**Direction:**
Lift every line from the entries that includes the word "this".

**Data section:**
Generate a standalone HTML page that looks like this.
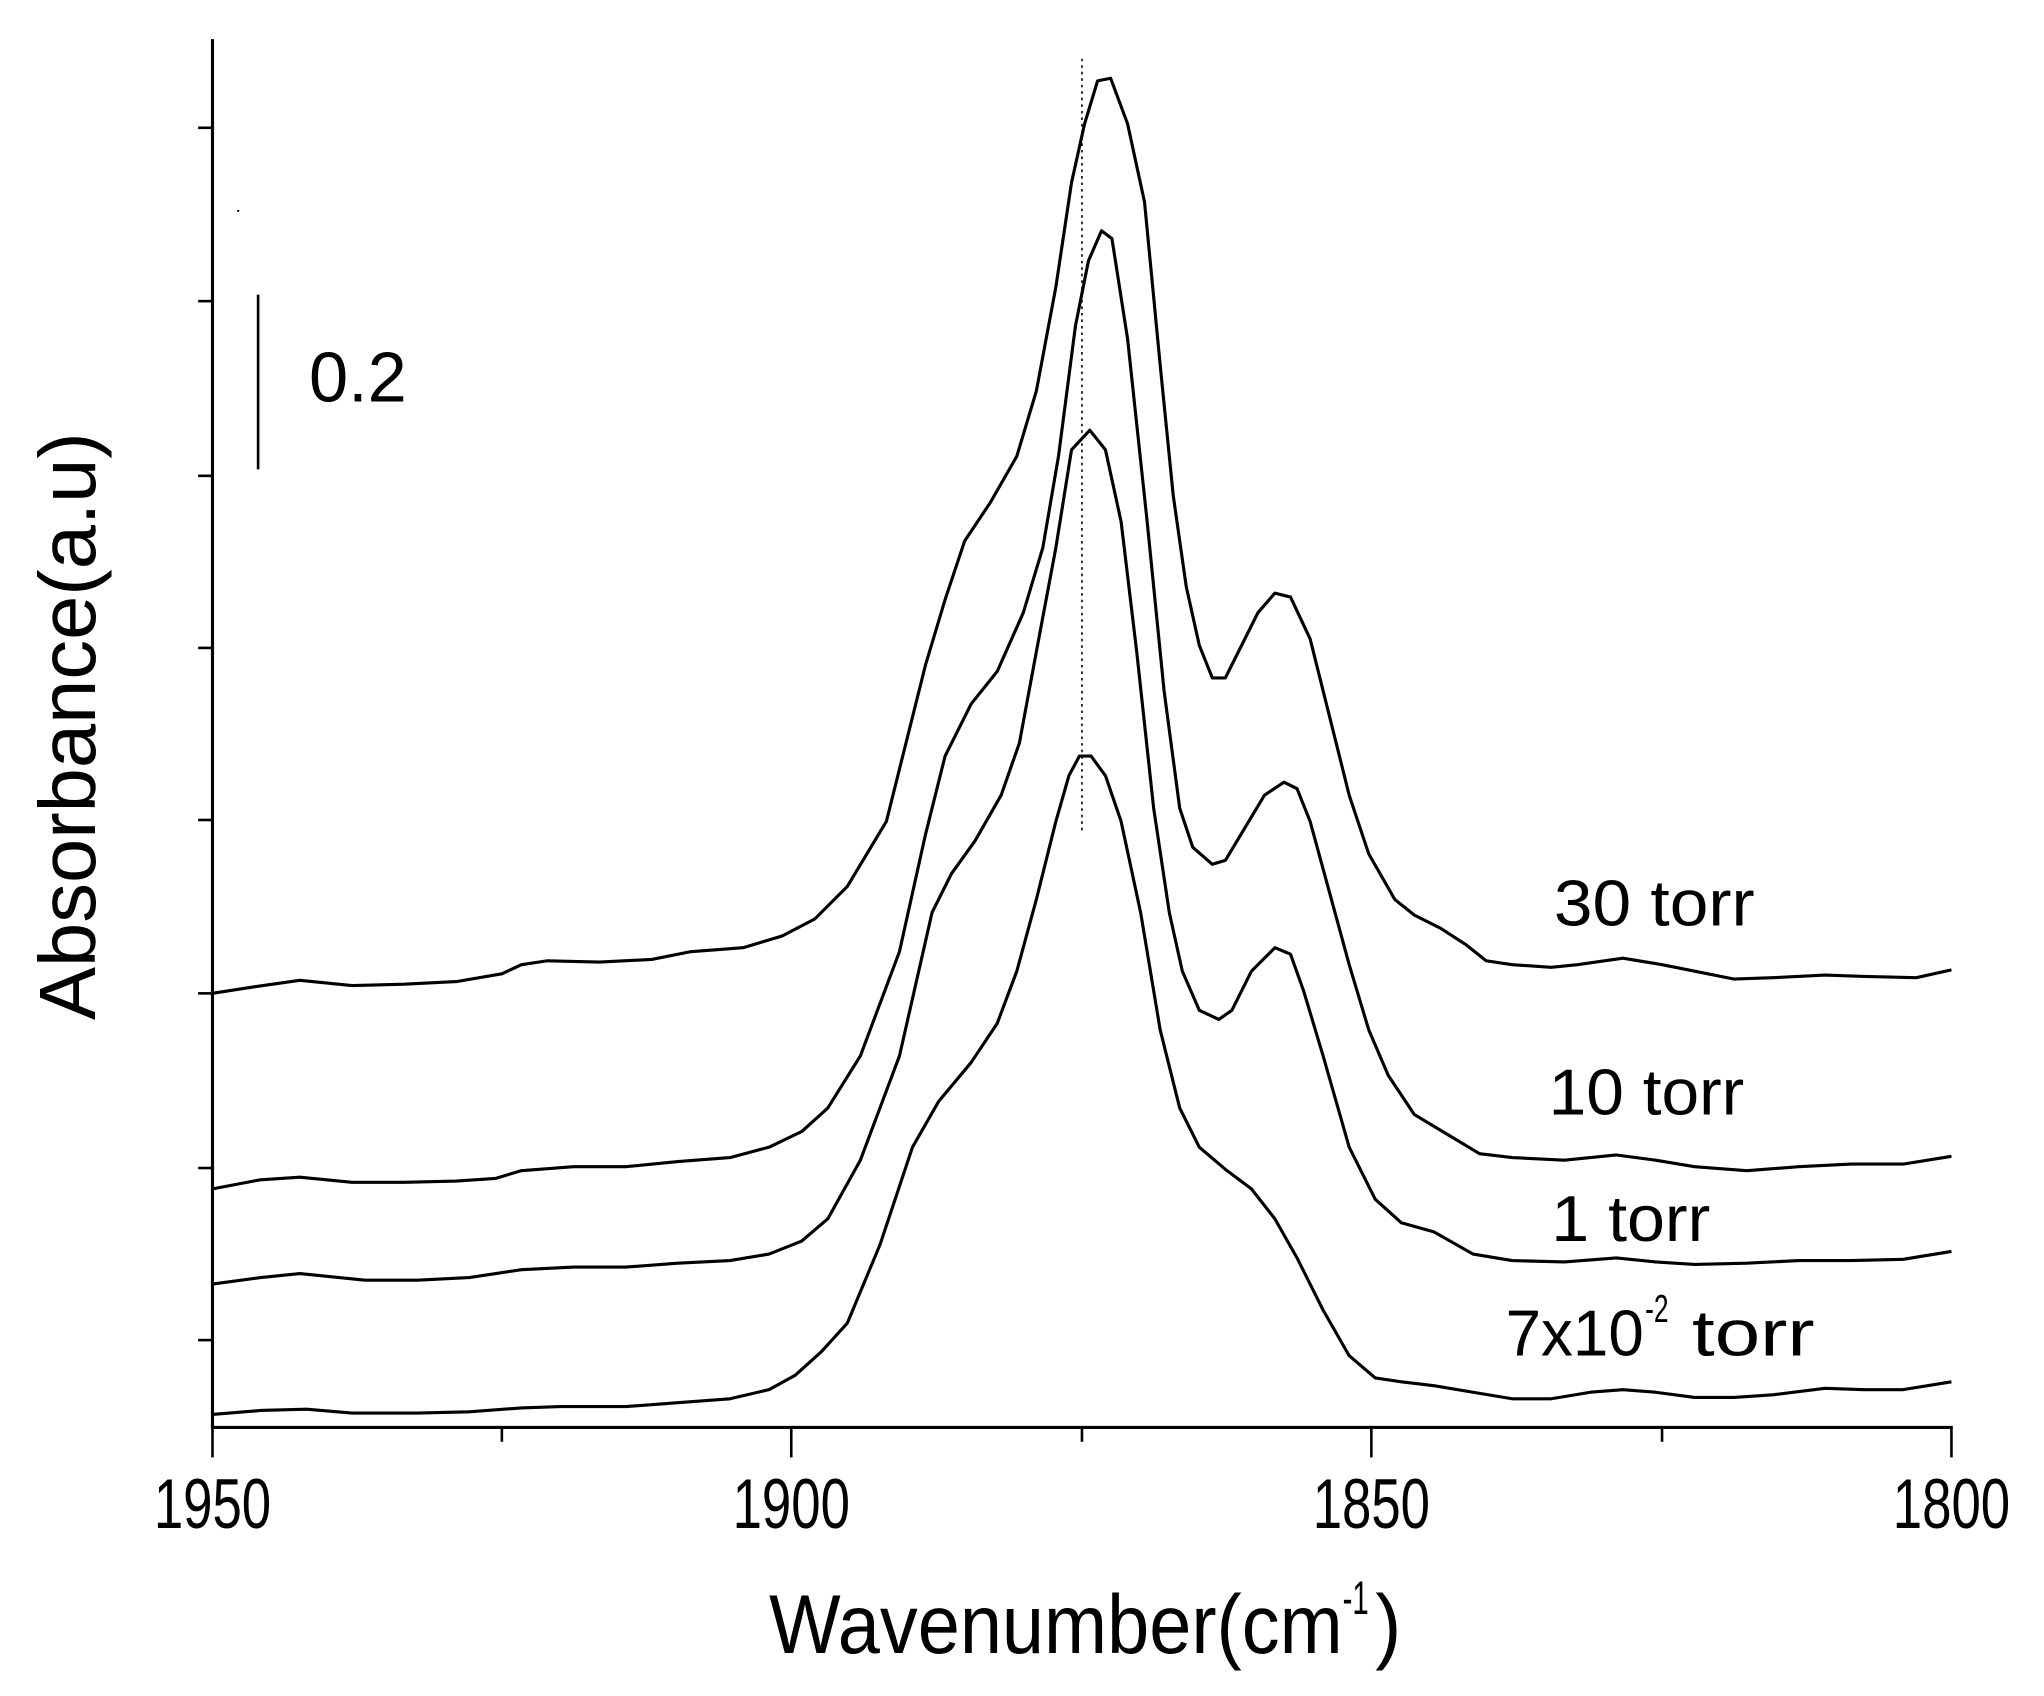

...

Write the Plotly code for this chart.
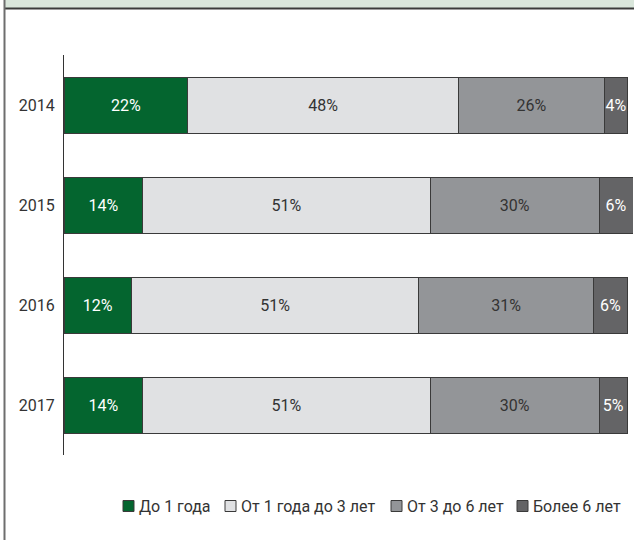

---

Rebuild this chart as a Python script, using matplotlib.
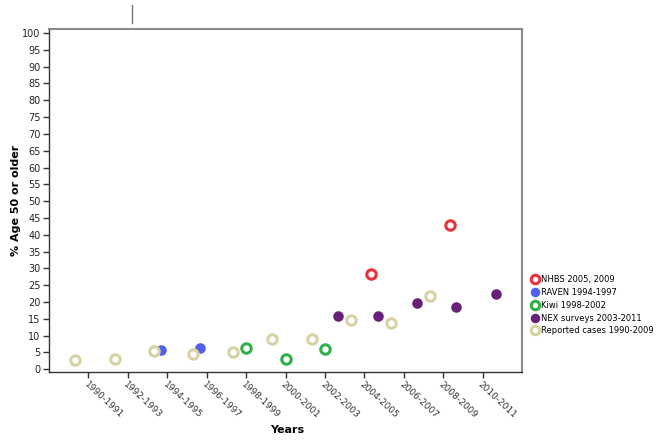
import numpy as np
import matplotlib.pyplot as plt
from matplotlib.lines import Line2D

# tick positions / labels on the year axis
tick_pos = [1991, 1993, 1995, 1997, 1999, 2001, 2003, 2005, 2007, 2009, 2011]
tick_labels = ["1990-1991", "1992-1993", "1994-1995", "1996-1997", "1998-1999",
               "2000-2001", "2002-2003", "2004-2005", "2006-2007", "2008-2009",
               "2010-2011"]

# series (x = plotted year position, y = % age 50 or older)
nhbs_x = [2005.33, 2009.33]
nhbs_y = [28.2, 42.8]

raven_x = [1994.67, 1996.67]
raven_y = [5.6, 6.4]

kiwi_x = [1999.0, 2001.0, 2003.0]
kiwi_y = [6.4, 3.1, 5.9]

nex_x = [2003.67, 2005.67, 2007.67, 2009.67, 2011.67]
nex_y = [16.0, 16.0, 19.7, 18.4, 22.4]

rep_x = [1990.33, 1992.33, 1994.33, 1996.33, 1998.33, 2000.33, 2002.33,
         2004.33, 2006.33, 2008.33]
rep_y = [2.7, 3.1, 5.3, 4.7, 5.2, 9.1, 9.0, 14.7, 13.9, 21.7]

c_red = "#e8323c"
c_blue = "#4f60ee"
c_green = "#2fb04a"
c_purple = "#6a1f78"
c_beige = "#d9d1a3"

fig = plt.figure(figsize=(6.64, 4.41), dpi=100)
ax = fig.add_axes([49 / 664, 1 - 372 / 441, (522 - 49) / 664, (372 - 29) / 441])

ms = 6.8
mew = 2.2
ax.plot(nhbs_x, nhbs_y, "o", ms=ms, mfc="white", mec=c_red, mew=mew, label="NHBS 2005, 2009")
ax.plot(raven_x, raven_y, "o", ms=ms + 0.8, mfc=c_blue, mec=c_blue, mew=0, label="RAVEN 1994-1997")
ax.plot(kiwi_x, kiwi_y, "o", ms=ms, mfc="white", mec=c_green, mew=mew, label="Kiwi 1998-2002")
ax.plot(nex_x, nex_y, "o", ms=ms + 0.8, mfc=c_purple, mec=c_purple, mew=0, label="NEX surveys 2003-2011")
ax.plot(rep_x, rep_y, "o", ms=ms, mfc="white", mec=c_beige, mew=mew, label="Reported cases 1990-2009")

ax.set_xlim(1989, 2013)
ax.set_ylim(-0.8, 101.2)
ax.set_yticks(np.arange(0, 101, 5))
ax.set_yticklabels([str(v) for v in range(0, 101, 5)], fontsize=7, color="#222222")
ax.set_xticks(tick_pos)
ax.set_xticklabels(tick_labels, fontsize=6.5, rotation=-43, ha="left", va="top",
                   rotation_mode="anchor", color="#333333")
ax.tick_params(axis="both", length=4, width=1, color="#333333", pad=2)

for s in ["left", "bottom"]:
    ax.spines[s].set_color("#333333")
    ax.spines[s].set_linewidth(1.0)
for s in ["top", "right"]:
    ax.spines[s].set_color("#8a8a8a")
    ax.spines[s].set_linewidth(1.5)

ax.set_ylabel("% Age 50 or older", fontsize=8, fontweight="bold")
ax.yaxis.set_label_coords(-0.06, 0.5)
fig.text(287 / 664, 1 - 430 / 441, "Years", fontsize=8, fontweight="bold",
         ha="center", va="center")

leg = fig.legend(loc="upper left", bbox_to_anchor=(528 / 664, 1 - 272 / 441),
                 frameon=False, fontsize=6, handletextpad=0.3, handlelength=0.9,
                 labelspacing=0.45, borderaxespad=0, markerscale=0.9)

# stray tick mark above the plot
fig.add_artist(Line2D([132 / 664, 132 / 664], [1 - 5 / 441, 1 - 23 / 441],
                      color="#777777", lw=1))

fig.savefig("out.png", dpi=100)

**Final answer:**
Generate a standalone HTML page that looks like this.
Write the Plotly code for this chart.
Rebuild this chart as a Python script, using matplotlib.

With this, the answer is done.